--- Recorded information ---
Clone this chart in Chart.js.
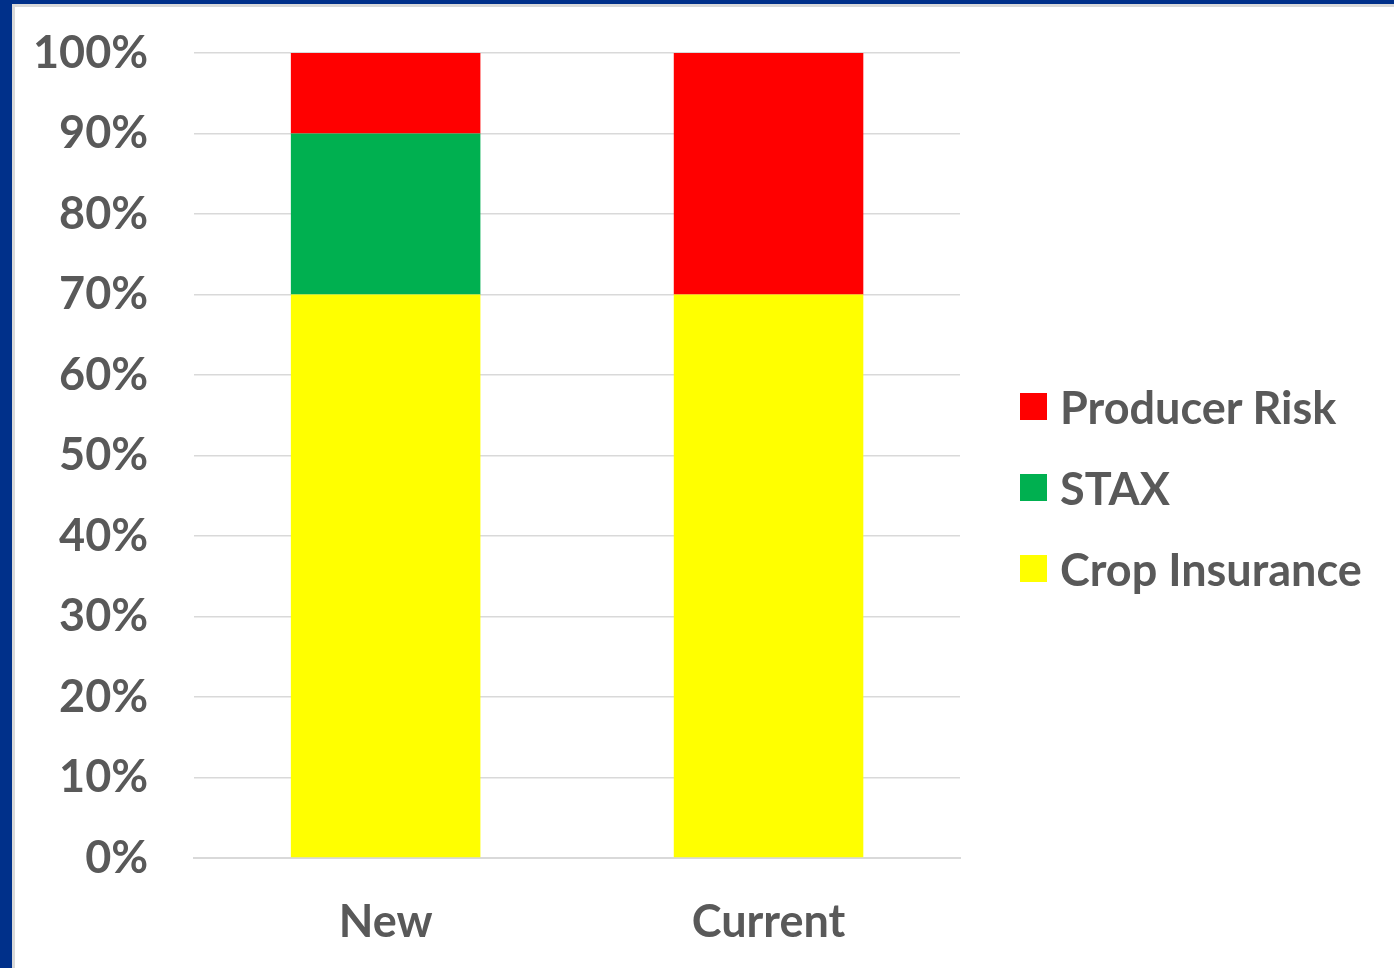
---
--- Recorded information ---
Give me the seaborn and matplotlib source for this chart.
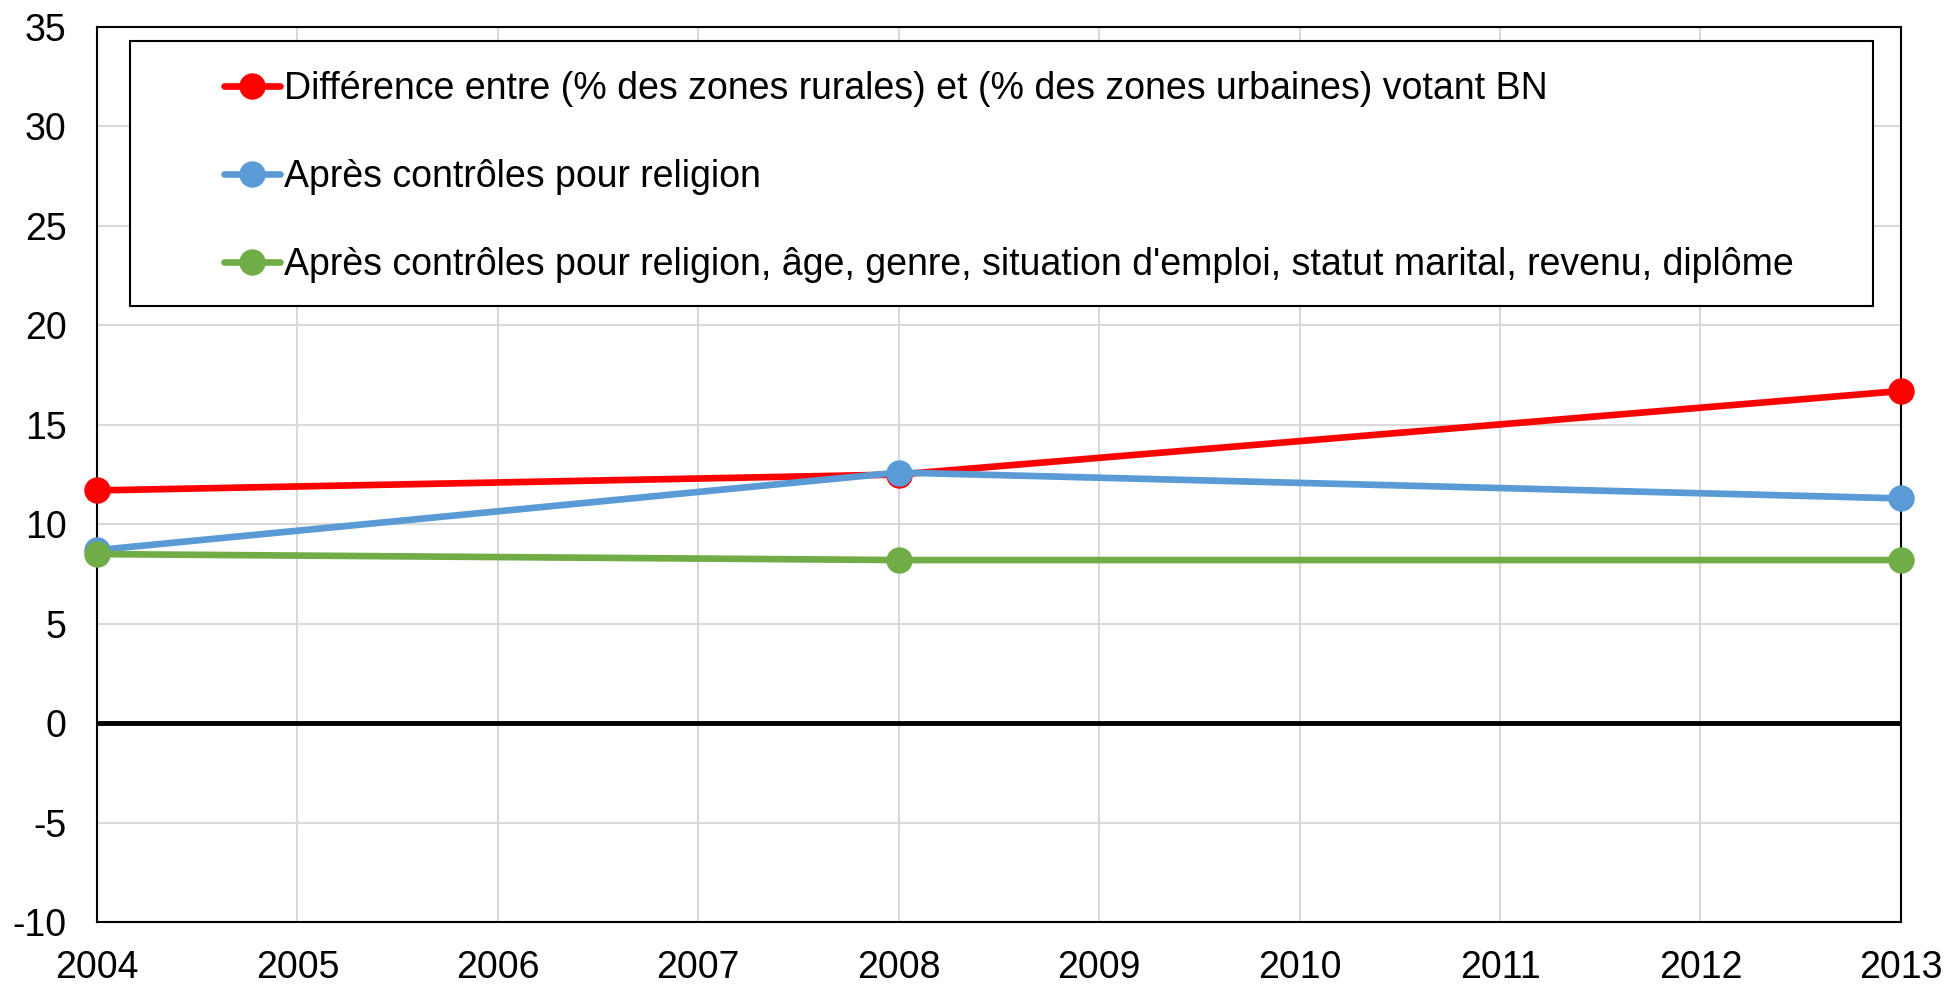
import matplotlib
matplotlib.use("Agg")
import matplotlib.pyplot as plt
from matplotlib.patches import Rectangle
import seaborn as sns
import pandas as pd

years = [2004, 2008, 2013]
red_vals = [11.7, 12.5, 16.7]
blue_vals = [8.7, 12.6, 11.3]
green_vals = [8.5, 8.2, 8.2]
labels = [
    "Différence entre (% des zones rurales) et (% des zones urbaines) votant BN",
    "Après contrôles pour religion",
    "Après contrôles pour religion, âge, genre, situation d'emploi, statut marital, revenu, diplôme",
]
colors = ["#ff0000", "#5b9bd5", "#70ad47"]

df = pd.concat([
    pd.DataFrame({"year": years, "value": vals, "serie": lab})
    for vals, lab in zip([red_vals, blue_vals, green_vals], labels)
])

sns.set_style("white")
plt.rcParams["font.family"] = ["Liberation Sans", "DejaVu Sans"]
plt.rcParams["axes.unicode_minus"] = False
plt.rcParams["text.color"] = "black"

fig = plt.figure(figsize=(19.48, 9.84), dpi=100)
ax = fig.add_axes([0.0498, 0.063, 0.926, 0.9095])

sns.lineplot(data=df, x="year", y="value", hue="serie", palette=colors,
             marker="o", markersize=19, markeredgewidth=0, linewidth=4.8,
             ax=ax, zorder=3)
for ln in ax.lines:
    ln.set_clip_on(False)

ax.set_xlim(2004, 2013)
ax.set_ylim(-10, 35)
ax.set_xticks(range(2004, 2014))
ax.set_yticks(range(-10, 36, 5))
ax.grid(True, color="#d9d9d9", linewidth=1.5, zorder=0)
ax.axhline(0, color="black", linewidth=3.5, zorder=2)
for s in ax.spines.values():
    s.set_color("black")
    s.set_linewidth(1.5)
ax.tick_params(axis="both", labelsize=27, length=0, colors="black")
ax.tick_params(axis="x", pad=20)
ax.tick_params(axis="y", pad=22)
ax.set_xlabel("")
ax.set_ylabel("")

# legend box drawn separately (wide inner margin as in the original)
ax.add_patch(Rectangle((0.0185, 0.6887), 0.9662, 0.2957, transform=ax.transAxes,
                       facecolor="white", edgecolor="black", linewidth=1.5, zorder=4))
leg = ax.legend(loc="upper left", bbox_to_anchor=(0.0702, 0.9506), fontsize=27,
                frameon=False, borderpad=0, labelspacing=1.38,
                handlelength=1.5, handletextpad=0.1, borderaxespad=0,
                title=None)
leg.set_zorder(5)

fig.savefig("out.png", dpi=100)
---
--- Recorded information ---
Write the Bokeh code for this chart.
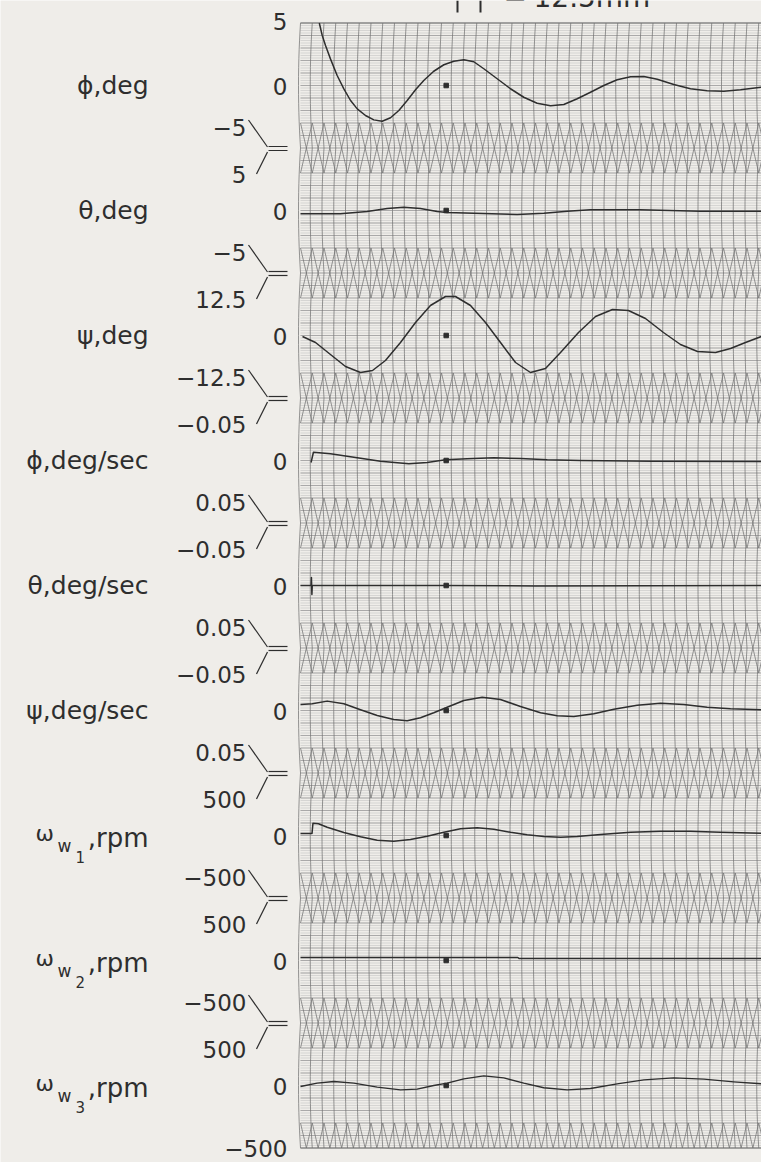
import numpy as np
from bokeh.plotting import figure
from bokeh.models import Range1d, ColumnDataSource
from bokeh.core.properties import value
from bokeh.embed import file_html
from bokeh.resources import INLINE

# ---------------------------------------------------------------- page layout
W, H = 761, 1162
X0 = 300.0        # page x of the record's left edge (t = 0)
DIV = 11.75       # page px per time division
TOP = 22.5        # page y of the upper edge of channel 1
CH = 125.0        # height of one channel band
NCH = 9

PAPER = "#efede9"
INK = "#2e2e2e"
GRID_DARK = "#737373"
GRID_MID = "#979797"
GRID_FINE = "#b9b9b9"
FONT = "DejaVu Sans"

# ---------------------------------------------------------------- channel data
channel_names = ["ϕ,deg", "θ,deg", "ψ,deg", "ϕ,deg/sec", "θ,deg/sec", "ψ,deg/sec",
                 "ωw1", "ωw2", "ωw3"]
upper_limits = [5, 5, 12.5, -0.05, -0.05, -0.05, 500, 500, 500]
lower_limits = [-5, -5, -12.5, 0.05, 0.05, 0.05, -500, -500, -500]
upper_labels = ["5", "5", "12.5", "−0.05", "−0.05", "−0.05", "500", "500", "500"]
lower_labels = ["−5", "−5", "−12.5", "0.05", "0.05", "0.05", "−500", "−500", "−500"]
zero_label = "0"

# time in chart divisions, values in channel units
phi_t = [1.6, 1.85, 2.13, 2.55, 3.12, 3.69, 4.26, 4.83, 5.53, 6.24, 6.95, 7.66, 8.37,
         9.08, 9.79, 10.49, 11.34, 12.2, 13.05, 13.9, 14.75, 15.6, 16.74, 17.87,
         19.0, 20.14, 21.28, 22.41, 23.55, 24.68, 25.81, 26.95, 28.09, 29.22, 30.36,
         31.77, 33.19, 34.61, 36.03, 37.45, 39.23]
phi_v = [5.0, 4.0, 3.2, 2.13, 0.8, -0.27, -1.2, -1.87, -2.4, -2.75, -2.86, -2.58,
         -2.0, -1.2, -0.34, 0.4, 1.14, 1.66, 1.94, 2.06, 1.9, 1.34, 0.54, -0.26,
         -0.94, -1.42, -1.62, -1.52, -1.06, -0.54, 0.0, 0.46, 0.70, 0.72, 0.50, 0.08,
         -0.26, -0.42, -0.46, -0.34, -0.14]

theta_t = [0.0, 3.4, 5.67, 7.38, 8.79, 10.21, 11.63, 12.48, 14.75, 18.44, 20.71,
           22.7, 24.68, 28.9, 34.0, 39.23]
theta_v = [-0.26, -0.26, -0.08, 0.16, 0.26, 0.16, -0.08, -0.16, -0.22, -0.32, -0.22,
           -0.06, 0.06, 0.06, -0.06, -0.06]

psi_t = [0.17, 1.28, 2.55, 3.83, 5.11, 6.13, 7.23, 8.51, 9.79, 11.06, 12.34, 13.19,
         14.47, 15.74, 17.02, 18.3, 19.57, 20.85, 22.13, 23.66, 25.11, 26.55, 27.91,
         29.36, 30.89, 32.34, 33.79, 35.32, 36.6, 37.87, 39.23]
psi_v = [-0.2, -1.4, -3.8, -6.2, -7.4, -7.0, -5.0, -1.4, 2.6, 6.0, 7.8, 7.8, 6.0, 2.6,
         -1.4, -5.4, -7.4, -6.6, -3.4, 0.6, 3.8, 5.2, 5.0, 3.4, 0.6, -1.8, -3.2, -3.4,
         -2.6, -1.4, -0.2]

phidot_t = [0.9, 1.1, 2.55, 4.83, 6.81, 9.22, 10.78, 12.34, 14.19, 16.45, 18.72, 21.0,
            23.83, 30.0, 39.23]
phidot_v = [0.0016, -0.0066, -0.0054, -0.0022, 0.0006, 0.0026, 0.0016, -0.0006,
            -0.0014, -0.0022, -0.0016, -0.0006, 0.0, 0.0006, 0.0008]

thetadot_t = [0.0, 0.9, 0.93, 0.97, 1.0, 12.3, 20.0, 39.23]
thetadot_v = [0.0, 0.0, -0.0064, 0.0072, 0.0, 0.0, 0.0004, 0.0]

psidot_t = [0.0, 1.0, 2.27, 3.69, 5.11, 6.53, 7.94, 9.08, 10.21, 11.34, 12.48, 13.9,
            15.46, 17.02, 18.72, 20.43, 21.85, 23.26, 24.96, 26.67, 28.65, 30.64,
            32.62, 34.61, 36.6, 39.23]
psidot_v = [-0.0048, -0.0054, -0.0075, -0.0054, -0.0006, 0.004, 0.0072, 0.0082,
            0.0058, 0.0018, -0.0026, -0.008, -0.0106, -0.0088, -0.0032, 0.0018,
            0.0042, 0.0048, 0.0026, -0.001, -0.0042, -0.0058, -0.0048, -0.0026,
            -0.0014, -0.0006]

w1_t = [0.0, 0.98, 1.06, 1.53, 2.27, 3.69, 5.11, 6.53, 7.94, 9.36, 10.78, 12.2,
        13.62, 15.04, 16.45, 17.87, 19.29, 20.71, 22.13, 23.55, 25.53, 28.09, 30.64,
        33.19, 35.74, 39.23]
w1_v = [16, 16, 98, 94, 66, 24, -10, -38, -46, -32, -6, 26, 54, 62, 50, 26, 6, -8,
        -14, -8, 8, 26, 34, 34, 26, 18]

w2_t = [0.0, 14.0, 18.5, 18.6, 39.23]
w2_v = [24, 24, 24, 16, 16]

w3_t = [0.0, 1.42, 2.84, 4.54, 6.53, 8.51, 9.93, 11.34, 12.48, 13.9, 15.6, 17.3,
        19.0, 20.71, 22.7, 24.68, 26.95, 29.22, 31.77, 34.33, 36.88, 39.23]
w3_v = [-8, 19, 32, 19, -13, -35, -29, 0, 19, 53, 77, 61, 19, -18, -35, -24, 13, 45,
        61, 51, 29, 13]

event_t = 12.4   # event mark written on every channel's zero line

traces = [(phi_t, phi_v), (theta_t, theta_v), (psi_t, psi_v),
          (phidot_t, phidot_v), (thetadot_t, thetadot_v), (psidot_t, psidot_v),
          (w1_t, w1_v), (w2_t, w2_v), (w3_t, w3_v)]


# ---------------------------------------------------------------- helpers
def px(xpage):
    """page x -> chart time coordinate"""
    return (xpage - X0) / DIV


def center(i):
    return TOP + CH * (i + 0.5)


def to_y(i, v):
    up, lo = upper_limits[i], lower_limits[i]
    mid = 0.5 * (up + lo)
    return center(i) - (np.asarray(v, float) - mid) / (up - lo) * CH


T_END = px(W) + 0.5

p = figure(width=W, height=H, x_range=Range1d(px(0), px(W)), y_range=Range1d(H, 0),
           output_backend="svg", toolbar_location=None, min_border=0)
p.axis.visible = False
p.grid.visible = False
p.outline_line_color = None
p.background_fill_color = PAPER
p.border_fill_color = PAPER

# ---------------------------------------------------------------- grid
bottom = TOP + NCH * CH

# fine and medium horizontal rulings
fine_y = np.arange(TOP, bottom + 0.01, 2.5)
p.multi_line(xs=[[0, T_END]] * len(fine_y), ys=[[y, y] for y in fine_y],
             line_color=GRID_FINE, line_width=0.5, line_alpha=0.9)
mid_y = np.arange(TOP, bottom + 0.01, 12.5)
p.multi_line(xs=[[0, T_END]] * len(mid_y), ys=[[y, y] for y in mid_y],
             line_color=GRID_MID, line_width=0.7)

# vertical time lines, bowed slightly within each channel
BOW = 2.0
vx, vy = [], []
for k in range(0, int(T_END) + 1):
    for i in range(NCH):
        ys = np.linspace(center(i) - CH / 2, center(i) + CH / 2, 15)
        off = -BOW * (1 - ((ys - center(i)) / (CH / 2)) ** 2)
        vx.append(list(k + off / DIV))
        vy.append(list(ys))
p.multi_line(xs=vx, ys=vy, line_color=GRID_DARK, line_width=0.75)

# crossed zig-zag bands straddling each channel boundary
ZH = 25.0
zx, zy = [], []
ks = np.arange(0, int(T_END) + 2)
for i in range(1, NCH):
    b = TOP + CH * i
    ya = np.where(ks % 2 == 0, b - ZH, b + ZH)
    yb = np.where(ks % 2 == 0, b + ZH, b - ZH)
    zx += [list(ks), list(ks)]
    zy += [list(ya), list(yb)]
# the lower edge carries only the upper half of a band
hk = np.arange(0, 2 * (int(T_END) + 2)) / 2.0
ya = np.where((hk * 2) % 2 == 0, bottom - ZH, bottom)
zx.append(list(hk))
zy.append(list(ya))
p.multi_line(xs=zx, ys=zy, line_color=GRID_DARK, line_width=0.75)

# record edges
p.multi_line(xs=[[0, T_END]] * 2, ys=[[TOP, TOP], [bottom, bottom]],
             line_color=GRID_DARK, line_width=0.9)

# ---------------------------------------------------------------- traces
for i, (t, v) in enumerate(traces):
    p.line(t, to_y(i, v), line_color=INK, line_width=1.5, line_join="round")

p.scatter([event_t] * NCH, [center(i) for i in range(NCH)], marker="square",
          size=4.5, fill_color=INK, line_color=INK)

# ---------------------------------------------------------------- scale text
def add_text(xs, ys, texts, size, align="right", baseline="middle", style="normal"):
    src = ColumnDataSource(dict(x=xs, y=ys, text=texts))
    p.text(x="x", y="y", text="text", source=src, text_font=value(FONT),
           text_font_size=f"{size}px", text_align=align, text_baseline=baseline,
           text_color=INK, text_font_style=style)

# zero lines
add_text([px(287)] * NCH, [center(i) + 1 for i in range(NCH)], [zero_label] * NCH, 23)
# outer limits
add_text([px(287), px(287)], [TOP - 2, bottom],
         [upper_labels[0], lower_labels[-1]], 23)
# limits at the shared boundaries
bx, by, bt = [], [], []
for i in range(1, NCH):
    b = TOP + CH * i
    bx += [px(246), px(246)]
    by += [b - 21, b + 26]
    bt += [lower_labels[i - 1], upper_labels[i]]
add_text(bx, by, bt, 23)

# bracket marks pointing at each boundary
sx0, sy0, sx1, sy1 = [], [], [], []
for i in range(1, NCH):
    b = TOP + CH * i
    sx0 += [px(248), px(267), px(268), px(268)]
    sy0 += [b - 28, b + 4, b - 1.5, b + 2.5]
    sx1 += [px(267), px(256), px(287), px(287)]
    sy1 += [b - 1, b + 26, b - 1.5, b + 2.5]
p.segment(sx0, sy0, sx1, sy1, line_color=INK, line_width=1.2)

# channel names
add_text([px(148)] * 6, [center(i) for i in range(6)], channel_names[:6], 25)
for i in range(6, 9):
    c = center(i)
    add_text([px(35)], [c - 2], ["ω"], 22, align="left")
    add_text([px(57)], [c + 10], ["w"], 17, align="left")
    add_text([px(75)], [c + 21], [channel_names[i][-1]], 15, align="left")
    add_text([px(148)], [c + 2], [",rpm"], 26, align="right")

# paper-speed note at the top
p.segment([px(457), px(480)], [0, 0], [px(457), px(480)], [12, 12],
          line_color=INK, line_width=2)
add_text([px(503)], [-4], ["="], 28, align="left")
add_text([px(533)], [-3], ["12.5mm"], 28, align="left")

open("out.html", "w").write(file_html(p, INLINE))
---
■ **Instructions for the task**
Every line from the one containing "Write the Bokeh code for this chart." through the one containing "from bokeh.resources import INLINE" should be quoted exactly, and no other lines; keep pictures out of the copy.

■ **Task solution**
Write the Bokeh code for this chart.
import numpy as np
from bokeh.plotting import figure
from bokeh.models import Range1d, ColumnDataSource
from bokeh.core.properties import value
from bokeh.embed import file_html
from bokeh.resources import INLINE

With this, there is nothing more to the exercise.